━━━ Stored rows
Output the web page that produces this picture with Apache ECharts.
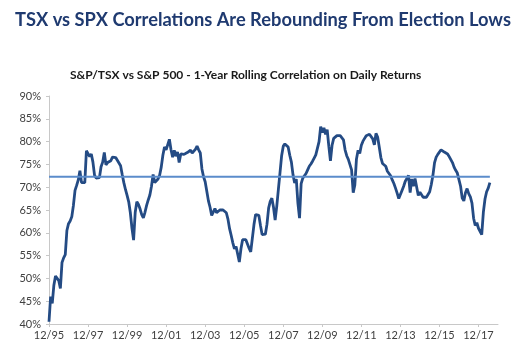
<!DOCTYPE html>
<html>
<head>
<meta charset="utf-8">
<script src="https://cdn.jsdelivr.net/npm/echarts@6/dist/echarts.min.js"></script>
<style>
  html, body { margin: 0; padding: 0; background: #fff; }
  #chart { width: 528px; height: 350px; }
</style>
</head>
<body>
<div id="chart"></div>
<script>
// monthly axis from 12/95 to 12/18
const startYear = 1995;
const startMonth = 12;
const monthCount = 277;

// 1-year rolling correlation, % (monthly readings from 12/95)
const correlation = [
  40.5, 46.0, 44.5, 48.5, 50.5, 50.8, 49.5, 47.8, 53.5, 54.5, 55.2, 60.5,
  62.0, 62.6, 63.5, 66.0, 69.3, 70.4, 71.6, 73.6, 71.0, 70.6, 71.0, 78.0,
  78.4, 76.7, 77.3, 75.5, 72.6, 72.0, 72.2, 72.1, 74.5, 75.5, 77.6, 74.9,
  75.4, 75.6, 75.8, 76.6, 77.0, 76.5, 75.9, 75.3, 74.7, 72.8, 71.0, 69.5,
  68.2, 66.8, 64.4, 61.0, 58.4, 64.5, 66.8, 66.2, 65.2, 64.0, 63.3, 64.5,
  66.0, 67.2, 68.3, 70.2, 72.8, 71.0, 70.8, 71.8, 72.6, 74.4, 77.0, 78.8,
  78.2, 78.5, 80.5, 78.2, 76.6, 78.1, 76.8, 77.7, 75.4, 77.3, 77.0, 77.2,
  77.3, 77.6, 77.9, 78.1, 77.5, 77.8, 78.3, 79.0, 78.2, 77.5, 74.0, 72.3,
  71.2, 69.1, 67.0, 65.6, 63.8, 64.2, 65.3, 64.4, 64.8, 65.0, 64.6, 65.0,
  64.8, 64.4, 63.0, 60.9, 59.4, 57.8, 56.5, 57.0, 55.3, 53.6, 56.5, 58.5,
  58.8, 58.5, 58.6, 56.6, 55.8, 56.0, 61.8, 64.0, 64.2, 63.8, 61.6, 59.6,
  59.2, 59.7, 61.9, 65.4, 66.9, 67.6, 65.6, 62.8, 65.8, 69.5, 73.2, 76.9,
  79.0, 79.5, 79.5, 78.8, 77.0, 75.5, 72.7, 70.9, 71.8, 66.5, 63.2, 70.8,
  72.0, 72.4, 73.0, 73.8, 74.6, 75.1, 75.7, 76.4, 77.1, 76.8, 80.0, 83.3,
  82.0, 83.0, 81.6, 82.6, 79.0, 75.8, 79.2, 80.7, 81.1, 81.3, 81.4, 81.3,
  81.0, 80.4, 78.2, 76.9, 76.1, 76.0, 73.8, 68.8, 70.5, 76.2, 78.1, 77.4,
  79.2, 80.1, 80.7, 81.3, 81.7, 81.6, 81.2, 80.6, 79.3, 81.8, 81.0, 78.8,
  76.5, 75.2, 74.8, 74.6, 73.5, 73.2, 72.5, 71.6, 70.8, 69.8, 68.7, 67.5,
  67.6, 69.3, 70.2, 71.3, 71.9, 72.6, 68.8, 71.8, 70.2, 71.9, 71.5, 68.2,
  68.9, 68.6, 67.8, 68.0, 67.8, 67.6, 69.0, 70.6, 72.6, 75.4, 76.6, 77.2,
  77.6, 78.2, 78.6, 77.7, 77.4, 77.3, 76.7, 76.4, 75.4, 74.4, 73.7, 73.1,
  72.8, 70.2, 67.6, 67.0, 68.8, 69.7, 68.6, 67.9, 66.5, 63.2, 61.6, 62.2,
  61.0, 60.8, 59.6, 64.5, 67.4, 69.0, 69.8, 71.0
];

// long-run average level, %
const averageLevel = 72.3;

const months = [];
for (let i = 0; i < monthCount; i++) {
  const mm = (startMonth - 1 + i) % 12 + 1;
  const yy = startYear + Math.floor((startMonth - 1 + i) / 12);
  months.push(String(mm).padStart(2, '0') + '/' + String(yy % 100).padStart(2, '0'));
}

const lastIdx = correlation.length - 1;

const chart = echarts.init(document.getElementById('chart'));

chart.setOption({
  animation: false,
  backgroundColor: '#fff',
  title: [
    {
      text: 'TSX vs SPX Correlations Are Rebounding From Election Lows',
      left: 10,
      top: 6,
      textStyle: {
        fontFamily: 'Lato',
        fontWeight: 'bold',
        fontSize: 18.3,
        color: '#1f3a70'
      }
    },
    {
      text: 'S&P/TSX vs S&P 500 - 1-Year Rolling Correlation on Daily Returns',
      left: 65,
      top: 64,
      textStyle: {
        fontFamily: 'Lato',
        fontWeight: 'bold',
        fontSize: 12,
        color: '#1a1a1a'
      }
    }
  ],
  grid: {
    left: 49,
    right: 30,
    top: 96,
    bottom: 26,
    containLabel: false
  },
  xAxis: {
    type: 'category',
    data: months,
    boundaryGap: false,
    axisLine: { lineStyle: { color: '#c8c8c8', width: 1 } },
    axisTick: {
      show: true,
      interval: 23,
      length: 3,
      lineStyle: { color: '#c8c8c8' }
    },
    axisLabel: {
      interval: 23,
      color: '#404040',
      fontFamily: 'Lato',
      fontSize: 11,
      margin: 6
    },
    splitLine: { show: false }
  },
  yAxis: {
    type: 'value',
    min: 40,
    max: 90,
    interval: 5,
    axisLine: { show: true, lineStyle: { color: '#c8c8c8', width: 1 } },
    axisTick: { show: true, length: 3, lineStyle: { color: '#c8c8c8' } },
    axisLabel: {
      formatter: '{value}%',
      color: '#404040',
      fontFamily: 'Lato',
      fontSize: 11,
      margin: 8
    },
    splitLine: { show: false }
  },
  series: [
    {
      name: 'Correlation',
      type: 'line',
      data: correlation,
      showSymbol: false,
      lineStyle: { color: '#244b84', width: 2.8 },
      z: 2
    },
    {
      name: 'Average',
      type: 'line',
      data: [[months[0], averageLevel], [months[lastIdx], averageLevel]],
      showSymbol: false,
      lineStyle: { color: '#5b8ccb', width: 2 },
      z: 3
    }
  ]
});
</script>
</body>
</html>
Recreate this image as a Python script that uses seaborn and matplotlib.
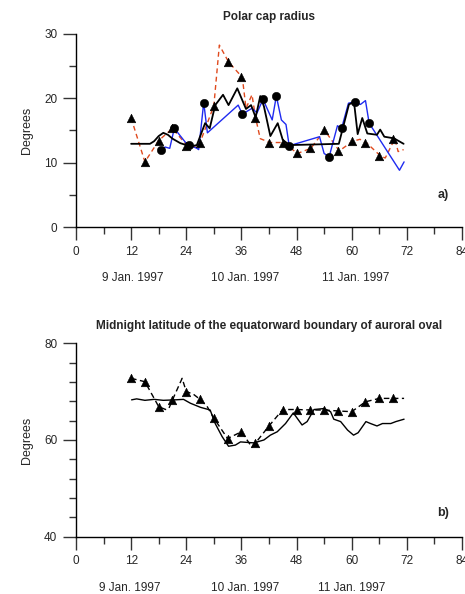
━━━━━━
* [Set exercise] Copy the entries exactly. Leave out the images.

* [Result of this task]
Output the web page that produces this picture with Apache ECharts.
<!DOCTYPE html>
<html>
<head>
<meta charset="utf-8">
<script src="https://cdn.jsdelivr.net/npm/echarts@6/dist/echarts.min.js"></script>
<style>
  html, body { margin: 0; padding: 0; background: #fff; }
  #chart { width: 528px; height: 350px; }
</style>
</head>
<body>
<div id="chart"></div>
<script>
// monthly axis from 12/95 to 12/18
const startYear = 1995;
const startMonth = 12;
const monthCount = 277;

// 1-year rolling correlation, % (monthly readings from 12/95)
const correlation = [
  40.5, 46.0, 44.5, 48.5, 50.5, 50.8, 49.5, 47.8, 53.5, 54.5, 55.2, 60.5,
  62.0, 62.6, 63.5, 66.0, 69.3, 70.4, 71.6, 73.6, 71.0, 70.6, 71.0, 78.0,
  78.4, 76.7, 77.3, 75.5, 72.6, 72.0, 72.2, 72.1, 74.5, 75.5, 77.6, 74.9,
  75.4, 75.6, 75.8, 76.6, 77.0, 76.5, 75.9, 75.3, 74.7, 72.8, 71.0, 69.5,
  68.2, 66.8, 64.4, 61.0, 58.4, 64.5, 66.8, 66.2, 65.2, 64.0, 63.3, 64.5,
  66.0, 67.2, 68.3, 70.2, 72.8, 71.0, 70.8, 71.8, 72.6, 74.4, 77.0, 78.8,
  78.2, 78.5, 80.5, 78.2, 76.6, 78.1, 76.8, 77.7, 75.4, 77.3, 77.0, 77.2,
  77.3, 77.6, 77.9, 78.1, 77.5, 77.8, 78.3, 79.0, 78.2, 77.5, 74.0, 72.3,
  71.2, 69.1, 67.0, 65.6, 63.8, 64.2, 65.3, 64.4, 64.8, 65.0, 64.6, 65.0,
  64.8, 64.4, 63.0, 60.9, 59.4, 57.8, 56.5, 57.0, 55.3, 53.6, 56.5, 58.5,
  58.8, 58.5, 58.6, 56.6, 55.8, 56.0, 61.8, 64.0, 64.2, 63.8, 61.6, 59.6,
  59.2, 59.7, 61.9, 65.4, 66.9, 67.6, 65.6, 62.8, 65.8, 69.5, 73.2, 76.9,
  79.0, 79.5, 79.5, 78.8, 77.0, 75.5, 72.7, 70.9, 71.8, 66.5, 63.2, 70.8,
  72.0, 72.4, 73.0, 73.8, 74.6, 75.1, 75.7, 76.4, 77.1, 76.8, 80.0, 83.3,
  82.0, 83.0, 81.6, 82.6, 79.0, 75.8, 79.2, 80.7, 81.1, 81.3, 81.4, 81.3,
  81.0, 80.4, 78.2, 76.9, 76.1, 76.0, 73.8, 68.8, 70.5, 76.2, 78.1, 77.4,
  79.2, 80.1, 80.7, 81.3, 81.7, 81.6, 81.2, 80.6, 79.3, 81.8, 81.0, 78.8,
  76.5, 75.2, 74.8, 74.6, 73.5, 73.2, 72.5, 71.6, 70.8, 69.8, 68.7, 67.5,
  67.6, 69.3, 70.2, 71.3, 71.9, 72.6, 68.8, 71.8, 70.2, 71.9, 71.5, 68.2,
  68.9, 68.6, 67.8, 68.0, 67.8, 67.6, 69.0, 70.6, 72.6, 75.4, 76.6, 77.2,
  77.6, 78.2, 78.6, 77.7, 77.4, 77.3, 76.7, 76.4, 75.4, 74.4, 73.7, 73.1,
  72.8, 70.2, 67.6, 67.0, 68.8, 69.7, 68.6, 67.9, 66.5, 63.2, 61.6, 62.2,
  61.0, 60.8, 59.6, 64.5, 67.4, 69.0, 69.8, 71.0
];

// long-run average level, %
const averageLevel = 72.3;

const months = [];
for (let i = 0; i < monthCount; i++) {
  const mm = (startMonth - 1 + i) % 12 + 1;
  const yy = startYear + Math.floor((startMonth - 1 + i) / 12);
  months.push(String(mm).padStart(2, '0') + '/' + String(yy % 100).padStart(2, '0'));
}

const lastIdx = correlation.length - 1;

const chart = echarts.init(document.getElementById('chart'));

chart.setOption({
  animation: false,
  backgroundColor: '#fff',
  title: [
    {
      text: 'TSX vs SPX Correlations Are Rebounding From Election Lows',
      left: 10,
      top: 6,
      textStyle: {
        fontFamily: 'Lato',
        fontWeight: 'bold',
        fontSize: 18.3,
        color: '#1f3a70'
      }
    },
    {
      text: 'S&P/TSX vs S&P 500 - 1-Year Rolling Correlation on Daily Returns',
      left: 65,
      top: 64,
      textStyle: {
        fontFamily: 'Lato',
        fontWeight: 'bold',
        fontSize: 12,
        color: '#1a1a1a'
      }
    }
  ],
  grid: {
    left: 49,
    right: 30,
    top: 96,
    bottom: 26,
    containLabel: false
  },
  xAxis: {
    type: 'category',
    data: months,
    boundaryGap: false,
    axisLine: { lineStyle: { color: '#c8c8c8', width: 1 } },
    axisTick: {
      show: true,
      interval: 23,
      length: 3,
      lineStyle: { color: '#c8c8c8' }
    },
    axisLabel: {
      interval: 23,
      color: '#404040',
      fontFamily: 'Lato',
      fontSize: 11,
      margin: 6
    },
    splitLine: { show: false }
  },
  yAxis: {
    type: 'value',
    min: 40,
    max: 90,
    interval: 5,
    axisLine: { show: true, lineStyle: { color: '#c8c8c8', width: 1 } },
    axisTick: { show: true, length: 3, lineStyle: { color: '#c8c8c8' } },
    axisLabel: {
      formatter: '{value}%',
      color: '#404040',
      fontFamily: 'Lato',
      fontSize: 11,
      margin: 8
    },
    splitLine: { show: false }
  },
  series: [
    {
      name: 'Correlation',
      type: 'line',
      data: correlation,
      showSymbol: false,
      lineStyle: { color: '#244b84', width: 2.8 },
      z: 2
    },
    {
      name: 'Average',
      type: 'line',
      data: [[months[0], averageLevel], [months[lastIdx], averageLevel]],
      showSymbol: false,
      lineStyle: { color: '#5b8ccb', width: 2 },
      z: 3
    }
  ]
});
</script>
</body>
</html>
Recreate this image as a Python script that uses seaborn and matplotlib.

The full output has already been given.